When the Hani family were able to return to South Africa from Lesotho, they stayed with Winnie and her family in Soweto.
Chris used Winnie as an example and an inspiration of what women including his daughters could do in the struggle.
Chris Hani was born Martin Thembisile Hani in 1942 in a small town in the Transkei. His father was an active member of the ANC and Chris tried to join at the age of 12. He finally joined the ANC Youth League when he was 15 years old.
At university he studied Latin, Greek and English literature and was active in protests against the Bantu Education Act. Following his graduation, he joined uMkhonto we Sizwe (MK) the armed wing of the ANC. After his arrest under the Suppression of Communism Act he was forced into hiding. At this time he changed his name to Chris.
He received military training in the Soviet Union and served in the liberation war in Zimbabwe, earning himself a reputation as a military strategist.
Having spent time as a clandestine organiser in South Africa in the mid-1970s, he returned permanently to South Africa following the unbanning of the ANC in 1990 and took over from Joe Slovo as head of the Communist Party.
He supported the suspension of the ANC armed struggle in favour of negotiations.
Chris Hani had survived at least three assassination attempts but on April 10 1993 he was shot in the head as he stepped out of his car.
The assassin was a Polish far-right anti-communist immigrant named Janusz Walus.
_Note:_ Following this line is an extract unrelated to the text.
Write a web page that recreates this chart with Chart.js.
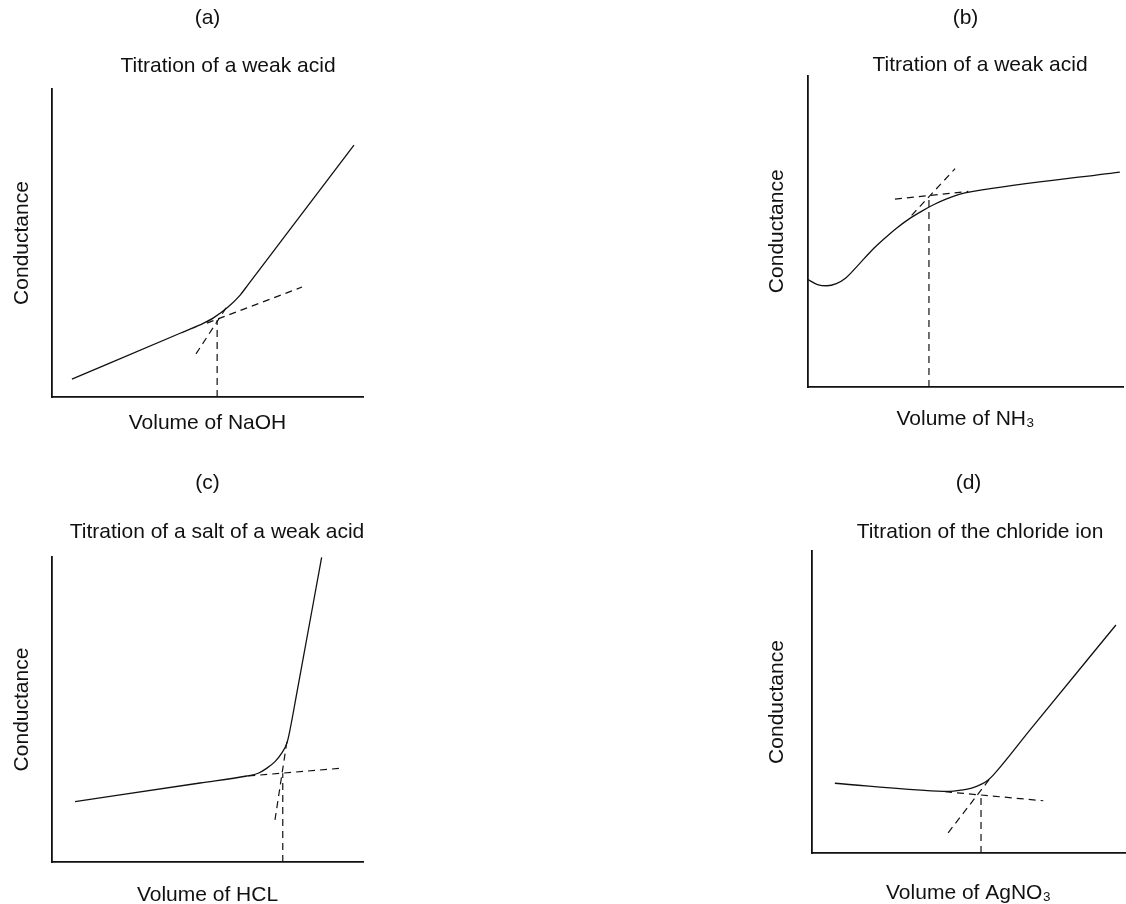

Conservative MP and Minister Clive Derby-Lewis had planned the murder and supplied Walus with the pistol.
The pair were sentenced to death — commuted to life imprisonment when the death penalty was abolished.
Chris Hani was, like Winnie Mandela, second only to Nelson Mandela as a popular and respected character in the struggle against apartheid. We shall not see either of their like again.